The problem » Give back the full listing verbatim, apart from its images.

═════ Provided material ═════

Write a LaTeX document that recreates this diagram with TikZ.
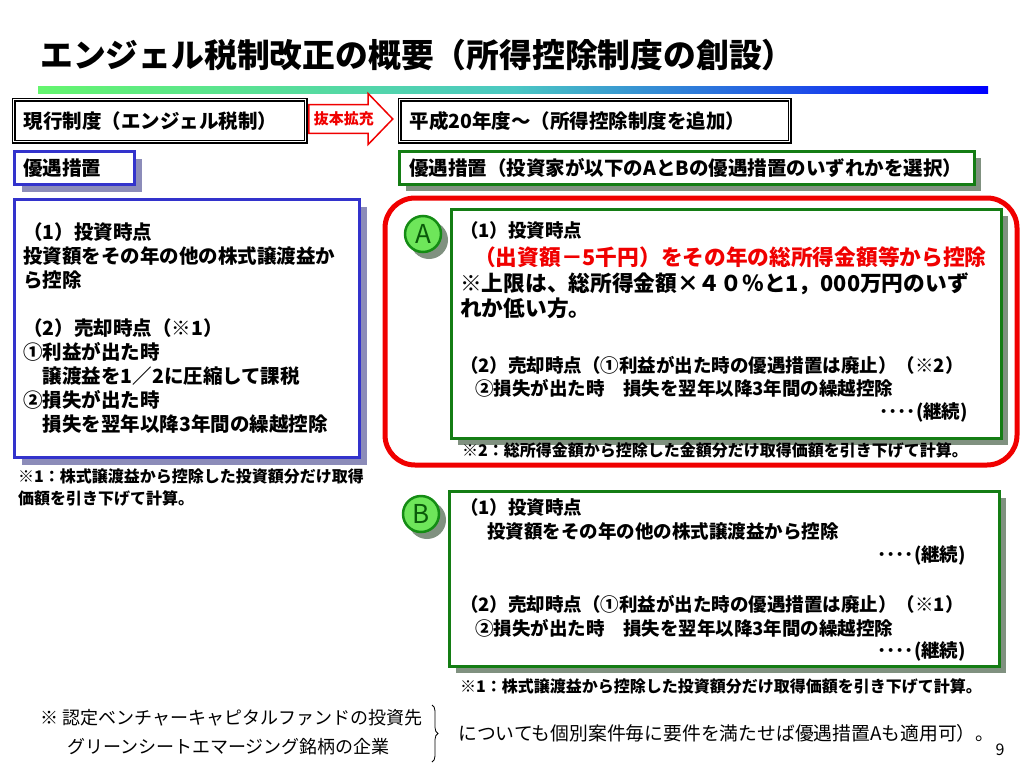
\documentclass[tikz,border=0pt]{standalone}
\usepackage{fontspec}
\setmainfont{Noto Sans CJK JP}
\usepackage{tikz}
\usetikzlibrary{shapes.arrows,shadows,decorations.pathreplacing,positioning}

\definecolor{BoxBlue}{RGB}{51,51,204}
\definecolor{ShadeBlue}{RGB}{140,140,185}
\definecolor{BoxGreen}{RGB}{20,125,20}
\definecolor{ShadeGreen}{RGB}{128,145,128}
\definecolor{BallGreen}{RGB}{110,230,90}
\definecolor{BallRim}{RGB}{20,140,20}
\definecolor{TextGreen}{RGB}{10,90,10}
\definecolor{FrameRed}{RGB}{240,0,0}
\definecolor{BarGreen}{RGB}{100,245,110}
\definecolor{BarTeal}{RGB}{75,200,195}
\definecolor{BarBlue}{RGB}{0,0,255}

\newcommand\jptitle{\fontsize{32.8}{36}\selectfont\bfseries}
\newcommand\jphead{\fontsize{19.5}{23}\selectfont\bfseries}
\newcommand\jpleft{\fontsize{19.5}{24}\selectfont\bfseries}
\newcommand\jpbody{\fontsize{18.5}{23}\selectfont\bfseries}
\newcommand\jpbig{\fontsize{21.7}{25}\selectfont\bfseries}
\newcommand\jpnote{\fontsize{16}{22}\selectfont\bfseries}
\newcommand\jpplain{\fontsize{18}{22}\selectfont}
\newcommand\jparrow{\fontsize{15}{15}\selectfont\bfseries}

\begin{document}
\begin{tikzpicture}[x=1pt,y=-1pt,
	framebox/.style={draw, double, double distance=1.6pt, line width=1.2pt, anchor=north west,
		inner xsep=10pt, inner ysep=0pt, minimum height=42pt, align=left, font=\jphead},
	bluebox/.style={draw=BoxBlue, line width=2.5pt, fill=white, anchor=north west,
		inner xsep=9pt, inner ysep=0pt, align=left,
		drop shadow={shadow xshift=8pt, shadow yshift=-8pt, fill=ShadeBlue, opacity=1}},
	greenbox/.style={draw=BoxGreen, line width=2.5pt, fill=white, anchor=north west,
		inner xsep=10pt, inner ysep=0pt, align=left,
		drop shadow={shadow xshift=7pt, shadow yshift=-7pt, fill=ShadeGreen, opacity=1}},
	markball/.style={circle, draw=BallRim, line width=2.5pt, fill=BallGreen, text=TextGreen,
		minimum size=36pt, inner sep=0pt, font=\fontsize{26}{26}\selectfont},
	ballshade/.style={fill=ShadeGreen},
	txtline/.style={anchor=west, inner sep=0pt, font=\jpbody},
	fnote/.style={anchor=west, inner sep=0pt, font=\jpnote}]

	\useasboundingbox (0,0) rectangle (1024,768);

	% title and bar
	\node (title) at (40,55) [anchor=west, inner sep=0pt, font=\jptitle] {エンジェル税制改正の概要（所得控除制度の創設）};
	\shade [left color=BarGreen, right color=BarBlue, middle color=BarTeal] (38,86) rectangle (988,93);

	% headers
	\node (curbox)  at (13,99)  [framebox, minimum width=292pt, text width=272pt] {現行制度（エンジェル税制）};
	\node (newbox)  at (399,99) [framebox, minimum width=390pt, text width=370pt] {平成20年度～（所得控除制度を追加）};
	\node (bapponarrow) at (308,119) [single arrow, draw=FrameRed, line width=1.5pt, fill=white, text=FrameRed,
		anchor=west, minimum height=84pt, minimum width=50pt, single arrow head extend=11pt,
		single arrow tip angle=92, inner xsep=0.5pt, inner ysep=6.5pt, font=\jparrow] {抜本拡充};

	\node (curhead) at (13,150)  [bluebox, minimum width=120pt, minimum height=33pt, text width=102pt, font=\jphead] {優遇措置};
	\node (newhead) at (398,150) [greenbox, minimum width=575pt, minimum height=33pt, text width=555pt, font=\jphead] {優遇措置（投資家が以下のAとBの優遇措置のいずれかを選択）};

	% current system
	\node (curbody) at (13,198) [bluebox, minimum width=345pt, minimum height=258pt, text width=327pt, font=\jpleft]
		{（1）投資時点\\投資額をその年の他の株式譲渡益か\\ら控除\\[24pt]（2）売却時点（※1）\\①利益が出た時\\　譲渡益を1／2に圧縮して課税\\②損失が出た時\\　損失を翌年以降3年間の繰越控除};
	\node (curnote) at (18,469) [anchor=north west, inner sep=0pt, align=left, font=\jpnote]
		{※1：株式譲渡益から控除した投資額分だけ取得\\価額を引き下げて計算。};

	% option A
	\node (aframe) at (701,331.5) [draw=FrameRed, line width=5pt, rounded corners=30pt, minimum width=632pt, minimum height=267pt] {};
	\node (abox)  at (450,208) [greenbox, minimum width=550pt, minimum height=229pt] {};
	\fill [ballshade] (429,240) circle (19);
	\node (amark) at (423,234) [markball] {A};
	\node (a1) at (460,230) [txtline] {（1）投資時点};
	\node (a2) at (474,257) [txtline, font=\jpbig, text=FrameRed] {（出資額－5千円）をその年の総所得金額等から控除};
	\node (a3) at (460,273) [anchor=north west, inner sep=0pt, align=left, font=\jpbig] {※上限は、総所得金額×４０％と1，000万円のいず\\れか低い方。};
	\node (a4) at (460,365) [txtline] {（2）売却時点（①利益が出た時の優遇措置は廃止）（※2）};
	\node (a5) at (475,388) [txtline] {②損失が出た時　損失を翌年以降3年間の繰越控除};
	\node (a6) at (968,412) [txtline, anchor=east] {････(継続)};
	\node (anote) at (462,450) [fnote] {※2：総所得金額から控除した金額分だけ取得価額を引き下げて計算。};

	% option B
	\node (bbox)  at (448,490) [greenbox, minimum width=550pt, minimum height=175pt] {};
	\fill [ballshade] (427,520) circle (19);
	\node (bmark) at (421,514) [markball] {B};
	\node (b1) at (460,507) [txtline] {（1）投資時点};
	\node (b2) at (487,531) [txtline] {投資額をその年の他の株式譲渡益から控除};
	\node (b3) at (966,555) [txtline, anchor=east] {････(継続)};
	\node (b4) at (460,604) [txtline] {（2）売却時点（①利益が出た時の優遇措置は廃止）（※1）};
	\node (b5) at (475,628) [txtline] {②損失が出た時　損失を翌年以降3年間の繰越控除};
	\node (b6) at (966,651) [txtline, anchor=east] {････(継続)};
	\node (bnote) at (460,686) [fnote] {※1：株式譲渡益から控除した投資額分だけ取得価額を引き下げて計算。};

	% bottom remark
	\node (vcfund) at (40,718) [anchor=west, inner sep=0pt, font=\jpplain] {※ 認定ベンチャーキャピタルファンドの投資先};
	\node (greensheet) at (67,747) [anchor=west, inner sep=0pt, font=\jpplain] {グリーンシートエマージング銘柄の企業};
	\coordinate (bracetop) at (432,705);
	\coordinate (bracebot) at (432,762);
	\draw [decorate, decoration={brace, amplitude=6pt}, line width=0.8pt] (bracetop) -- (bracebot);
	\node (applyA) at (458,733) [anchor=west, inner sep=0pt, font=\fontsize{18.8}{22}\selectfont] {についても個別案件毎に要件を満たせば優遇措置Aも適用可）。};
	\node (pageno) at (1000,750) [inner sep=0pt, font=\fontsize{16}{16}\selectfont] {9};
\end{tikzpicture}
\end{document}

═════

Task result »
Write a LaTeX document that recreates this diagram with TikZ.
\documentclass[tikz,border=0pt]{standalone}
\usepackage{fontspec}
\setmainfont{Noto Sans CJK JP}
\usepackage{tikz}
\usetikzlibrary{shapes.arrows,shadows,decorations.pathreplacing,positioning}

\definecolor{BoxBlue}{RGB}{51,51,204}
\definecolor{ShadeBlue}{RGB}{140,140,185}
\definecolor{BoxGreen}{RGB}{20,125,20}
\definecolor{ShadeGreen}{RGB}{128,145,128}
\definecolor{BallGreen}{RGB}{110,230,90}
\definecolor{BallRim}{RGB}{20,140,20}
\definecolor{TextGreen}{RGB}{10,90,10}
\definecolor{FrameRed}{RGB}{240,0,0}
\definecolor{BarGreen}{RGB}{100,245,110}
\definecolor{BarTeal}{RGB}{75,200,195}
\definecolor{BarBlue}{RGB}{0,0,255}

\newcommand\jptitle{\fontsize{32.8}{36}\selectfont\bfseries}
\newcommand\jphead{\fontsize{19.5}{23}\selectfont\bfseries}
\newcommand\jpleft{\fontsize{19.5}{24}\selectfont\bfseries}
\newcommand\jpbody{\fontsize{18.5}{23}\selectfont\bfseries}
\newcommand\jpbig{\fontsize{21.7}{25}\selectfont\bfseries}
\newcommand\jpnote{\fontsize{16}{22}\selectfont\bfseries}
\newcommand\jpplain{\fontsize{18}{22}\selectfont}
\newcommand\jparrow{\fontsize{15}{15}\selectfont\bfseries}

\begin{document}
\begin{tikzpicture}[x=1pt,y=-1pt,
	framebox/.style={draw, double, double distance=1.6pt, line width=1.2pt, anchor=north west,
		inner xsep=10pt, inner ysep=0pt, minimum height=42pt, align=left, font=\jphead},
	bluebox/.style={draw=BoxBlue, line width=2.5pt, fill=white, anchor=north west,
		inner xsep=9pt, inner ysep=0pt, align=left,
		drop shadow={shadow xshift=8pt, shadow yshift=-8pt, fill=ShadeBlue, opacity=1}},
	greenbox/.style={draw=BoxGreen, line width=2.5pt, fill=white, anchor=north west,
		inner xsep=10pt, inner ysep=0pt, align=left,
		drop shadow={shadow xshift=7pt, shadow yshift=-7pt, fill=ShadeGreen, opacity=1}},
	markball/.style={circle, draw=BallRim, line width=2.5pt, fill=BallGreen, text=TextGreen,
		minimum size=36pt, inner sep=0pt, font=\fontsize{26}{26}\selectfont},
	ballshade/.style={fill=ShadeGreen},
	txtline/.style={anchor=west, inner sep=0pt, font=\jpbody},
	fnote/.style={anchor=west, inner sep=0pt, font=\jpnote}]

	\useasboundingbox (0,0) rectangle (1024,768);

	% title and bar
	\node (title) at (40,55) [anchor=west, inner sep=0pt, font=\jptitle] {エンジェル税制改正の概要（所得控除制度の創設）};
	\shade [left color=BarGreen, right color=BarBlue, middle color=BarTeal] (38,86) rectangle (988,93);

	% headers
	\node (curbox)  at (13,99)  [framebox, minimum width=292pt, text width=272pt] {現行制度（エンジェル税制）};
	\node (newbox)  at (399,99) [framebox, minimum width=390pt, text width=370pt] {平成20年度～（所得控除制度を追加）};
	\node (bapponarrow) at (308,119) [single arrow, draw=FrameRed, line width=1.5pt, fill=white, text=FrameRed,
		anchor=west, minimum height=84pt, minimum width=50pt, single arrow head extend=11pt,
		single arrow tip angle=92, inner xsep=0.5pt, inner ysep=6.5pt, font=\jparrow] {抜本拡充};

	\node (curhead) at (13,150)  [bluebox, minimum width=120pt, minimum height=33pt, text width=102pt, font=\jphead] {優遇措置};
	\node (newhead) at (398,150) [greenbox, minimum width=575pt, minimum height=33pt, text width=555pt, font=\jphead] {優遇措置（投資家が以下のAとBの優遇措置のいずれかを選択）};

	% current system
	\node (curbody) at (13,198) [bluebox, minimum width=345pt, minimum height=258pt, text width=327pt, font=\jpleft]
		{（1）投資時点\\投資額をその年の他の株式譲渡益か\\ら控除\\[24pt]（2）売却時点（※1）\\①利益が出た時\\　譲渡益を1／2に圧縮して課税\\②損失が出た時\\　損失を翌年以降3年間の繰越控除};
	\node (curnote) at (18,469) [anchor=north west, inner sep=0pt, align=left, font=\jpnote]
		{※1：株式譲渡益から控除した投資額分だけ取得\\価額を引き下げて計算。};

	% option A
	\node (aframe) at (701,331.5) [draw=FrameRed, line width=5pt, rounded corners=30pt, minimum width=632pt, minimum height=267pt] {};
	\node (abox)  at (450,208) [greenbox, minimum width=550pt, minimum height=229pt] {};
	\fill [ballshade] (429,240) circle (19);
	\node (amark) at (423,234) [markball] {A};
	\node (a1) at (460,230) [txtline] {（1）投資時点};
	\node (a2) at (474,257) [txtline, font=\jpbig, text=FrameRed] {（出資額－5千円）をその年の総所得金額等から控除};
	\node (a3) at (460,273) [anchor=north west, inner sep=0pt, align=left, font=\jpbig] {※上限は、総所得金額×４０％と1，000万円のいず\\れか低い方。};
	\node (a4) at (460,365) [txtline] {（2）売却時点（①利益が出た時の優遇措置は廃止）（※2）};
	\node (a5) at (475,388) [txtline] {②損失が出た時　損失を翌年以降3年間の繰越控除};
	\node (a6) at (968,412) [txtline, anchor=east] {････(継続)};
	\node (anote) at (462,450) [fnote] {※2：総所得金額から控除した金額分だけ取得価額を引き下げて計算。};

	% option B
	\node (bbox)  at (448,490) [greenbox, minimum width=550pt, minimum height=175pt] {};
	\fill [ballshade] (427,520) circle (19);
	\node (bmark) at (421,514) [markball] {B};
	\node (b1) at (460,507) [txtline] {（1）投資時点};
	\node (b2) at (487,531) [txtline] {投資額をその年の他の株式譲渡益から控除};
	\node (b3) at (966,555) [txtline, anchor=east] {････(継続)};
	\node (b4) at (460,604) [txtline] {（2）売却時点（①利益が出た時の優遇措置は廃止）（※1）};
	\node (b5) at (475,628) [txtline] {②損失が出た時　損失を翌年以降3年間の繰越控除};
	\node (b6) at (966,651) [txtline, anchor=east] {････(継続)};
	\node (bnote) at (460,686) [fnote] {※1：株式譲渡益から控除した投資額分だけ取得価額を引き下げて計算。};

	% bottom remark
	\node (vcfund) at (40,718) [anchor=west, inner sep=0pt, font=\jpplain] {※ 認定ベンチャーキャピタルファンドの投資先};
	\node (greensheet) at (67,747) [anchor=west, inner sep=0pt, font=\jpplain] {グリーンシートエマージング銘柄の企業};
	\coordinate (bracetop) at (432,705);
	\coordinate (bracebot) at (432,762);
	\draw [decorate, decoration={brace, amplitude=6pt}, line width=0.8pt] (bracetop) -- (bracebot);
	\node (applyA) at (458,733) [anchor=west, inner sep=0pt, font=\fontsize{18.8}{22}\selectfont] {についても個別案件毎に要件を満たせば優遇措置Aも適用可）。};
	\node (pageno) at (1000,750) [inner sep=0pt, font=\fontsize{16}{16}\selectfont] {9};
\end{tikzpicture}
\end{document}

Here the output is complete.